Cette suite poétique, à la construction musicale, points et contrepoints, bouleverse et interroge. Inspirée d’une dépêche d’AFP, elle fait osciller le lecteur entre plusieurs réalités, temporalités et espaces. Continuité et rupture, matérialité et immatérialité, réel et mythe, on avance, le cœur en suspens, sur une crête à la fois paisible et brutale.

« Onagawa », le nom de ce petit port de pêche, avec son O, yin et yang, « comme une perle » ouvre tout un univers, celui du Japon, de « ses baies bleues du cobalt océan », de ses cerisiers en bourgeons  « dans leur gaine de soie », de ses daims, hirondelles et papillons, de ses parfums printaniers. Une attente vaporeuse, un paysage rêvé d’une sérénité toute bouddhique. Les mots flottent, légers, dans une délicatesse de haïku. Sauf que nous ne sommes pas dans le présent de la sensation mais dans le passé comme le montre l’usage de l’imparfait, temps de la durée, de la promesse renouvelée.

Et soudain c’est « la noyée », « raflée / comme un poisson » par « une muraille de mort » énorme. Nous sommes le « onze mars 2011 ». Le tsunami vient de faire « plus de dix-huit mille » victimes en un instant. Parmi elles, Yuko, une employée de banque, épouse de Yasuo, un chauffeur de bus. Marilyne Bertoncini raconte le cataclysme dans l’ordre des faits, de la submersion apocalyptique à la dévastation, au sentiment de vide abyssal.
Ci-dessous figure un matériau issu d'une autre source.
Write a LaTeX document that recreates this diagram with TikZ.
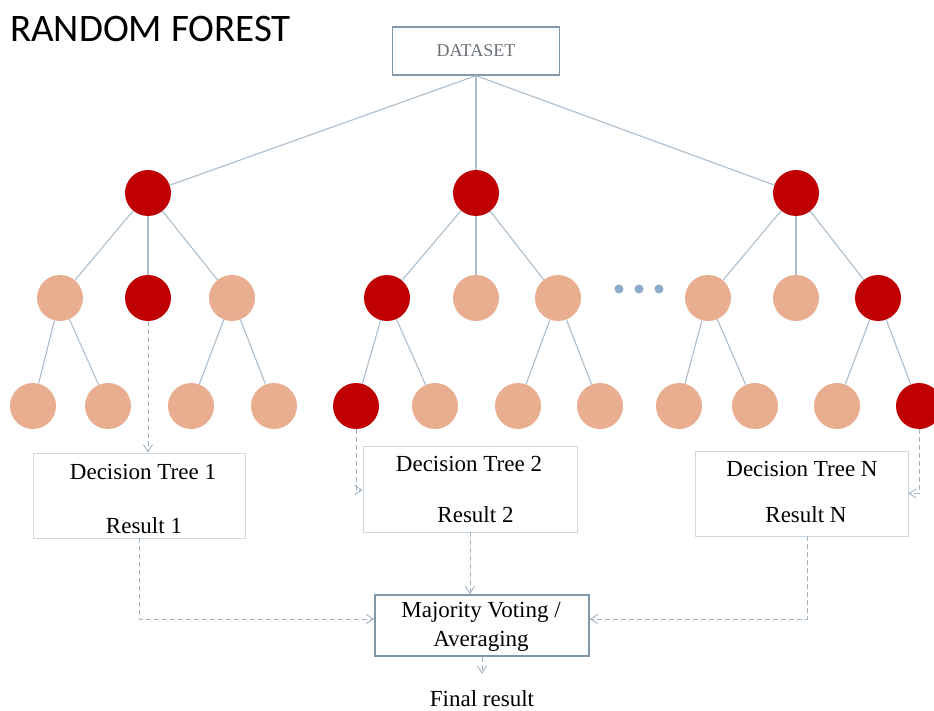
\documentclass[tikz,border=0pt]{standalone}
\usepackage{fontspec}
\setmainfont{Liberation Serif}
\newfontfamily\titlefont{Carlito}
\usetikzlibrary{arrows.meta}
\definecolor{darkred}{RGB}{192,0,0}
\definecolor{peach}{RGB}{233,173,143}
\definecolor{edgecol}{RGB}{172,190,206}
\definecolor{dashcol}{RGB}{160,180,198}
\definecolor{boxcol}{RGB}{128,152,170}
\definecolor{lightbox}{RGB}{205,216,226}
\definecolor{dotcol}{RGB}{140,171,200}
\definecolor{dstext}{RGB}{105,112,120}
\begin{document}
\begin{tikzpicture}[x=1pt,y=-1pt,
  dk/.style={circle,fill=darkred,minimum size=46pt,inner sep=0pt},
  lt/.style={circle,fill=peach,minimum size=46pt,inner sep=0pt},
  dotnode/.style={circle,fill=dotcol,minimum size=9pt,inner sep=0pt},
  edge/.style={draw=edgecol,line width=1.1pt},
  dsh/.style={draw=dashcol,line width=0.9pt,dash pattern=on 5pt off 3pt,-{Straight Barb[length=7pt,width=9pt]}},
  dtbox/.style={draw=lightbox,line width=0.9pt,minimum width=213pt,minimum height=85pt,inner sep=0pt},
  txt/.style={anchor=base,inner sep=0pt,font=\fontsize{23}{27}\selectfont}]
\useasboundingbox (0,0) rectangle (934,711);
\fill[white] (0,0) rectangle (934,711);

\node[anchor=base west,inner sep=0pt,font=\titlefont\fontsize{39}{43}\selectfont] (title) at (10,42) {RANDOM FOREST};

\node[draw=boxcol,line width=1.4pt,minimum width=167pt,minimum height=48pt,inner sep=0pt,
      text=dstext,font=\fontsize{18}{20}\selectfont] (ds) at (476,51) {DATASET};

% roots
\node[dk] (r1) at (148,193) {};
\node[dk] (r2) at (476,193) {};
\node[dk] (r3) at (796,193) {};
% level 2
\node[lt] (a1) at (60,298) {};
\node[dk] (a2) at (148,298) {};
\node[lt] (a3) at (232,298) {};
\node[dk] (b1) at (387,298) {};
\node[lt] (b2) at (476,298) {};
\node[lt] (b3) at (558,298) {};
\node[lt] (c1) at (708,298) {};
\node[lt] (c2) at (796,298) {};
\node[dk] (c3) at (878,298) {};
% dots
\node[dotnode] (d1) at (619,289) {};
\node[dotnode] (d2) at (639,289) {};
\node[dotnode] (d3) at (659,289) {};
% level 3
\node[lt] (a11) at (33,406) {};
\node[lt] (a12) at (108,406) {};
\node[lt] (a31) at (191,406) {};
\node[lt] (a32) at (274,406) {};
\node[dk] (b11) at (356,406) {};
\node[lt] (b12) at (435,406) {};
\node[lt] (b31) at (518,406) {};
\node[lt] (b32) at (600,406) {};
\node[lt] (c11) at (679,406) {};
\node[lt] (c12) at (755,406) {};
\node[lt] (c31) at (837,406) {};
\node[dk] (c32) at (919,406) {};

% edges
\draw[edge] (ds.south) -- (r1);
\draw[edge] (ds.south) -- (r2);
\draw[edge] (ds.south) -- (r3);
\foreach \p/\c in {r1/a1,r1/a2,r1/a3,r2/b1,r2/b2,r2/b3,r3/c1,r3/c2,r3/c3,
  a1/a11,a1/a12,a3/a31,a3/a32,b1/b11,b1/b12,b3/b31,b3/b32,c1/c11,c1/c12,c3/c31,c3/c32}
  \draw[edge] (\p) -- (\c);

% decision tree boxes
\node[dtbox,minimum width=212pt,minimum height=85pt] (t1) at (139,495.5) {};
\node[txt] (t1a) at (143,479) {Decision Tree 1};
\node[txt] (t1b) at (144,533) {Result 1};
\node[dtbox,minimum width=214pt,minimum height=86pt] (t2) at (470,489) {};
\node[txt] (t2a) at (469,471) {Decision Tree 2};
\node[txt] (t2b) at (475.5,522) {Result 2};
\node[dtbox,minimum width=213pt,minimum height=85pt] (tn) at (801.5,493.5) {};
\node[txt] (tna) at (802,476) {Decision Tree N};
\node[txt] (tnb) at (806,522) {Result N};

% majority box
\node[draw=boxcol,line width=1.6pt,minimum width=214pt,minimum height=61pt,inner sep=0pt] (mj) at (482,625.5) {};
\node[txt] (mja) at (481,617) {Majority Voting /};
\node[txt] (mjb) at (481,646) {Averaging};
\node[txt] (fin) at (482,706) {Final result};

% dashed connectors
\draw[dsh] (a2.south) -- (a2.south |- t1.north);
\draw[dsh] (b11.south) |- ([yshift=-1pt]t2.west);
\draw[dsh] (c32.south) |- (tn.east);
\draw[dsh] (t1.south) |- ([yshift=6.5pt]mj.west);
\draw[dsh] (t2.south) -- (t2.south |- mj.north);
\draw[dsh] ([xshift=5.5pt]tn.south) |- ([yshift=6.5pt]mj.east);
\draw[dsh] (mj.south) -- ++(0,17);
\end{tikzpicture}
\end{document}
Marilyne Bertoncini, La Noyée d’Onagawa, Jacques André éditeur, Collection XXI n°58, préface de Xavier Bordes, 12 euros.

Les faits s’énoncent en chiffres (date, heure, intensité du séisme, nombre de victimes…) mais ces chiffres sont écrits en lettres comme si l’alphabet permettait de mieux apprivoiser la mortelle réalité, de la rapatrier à l’intérieur du langage, de la recréer et donc de la métamorphoser. N’est-ce pas le pouvoir de l’art, de la poésie : recréer la réalité pour la donner à vivre de l’intérieur ?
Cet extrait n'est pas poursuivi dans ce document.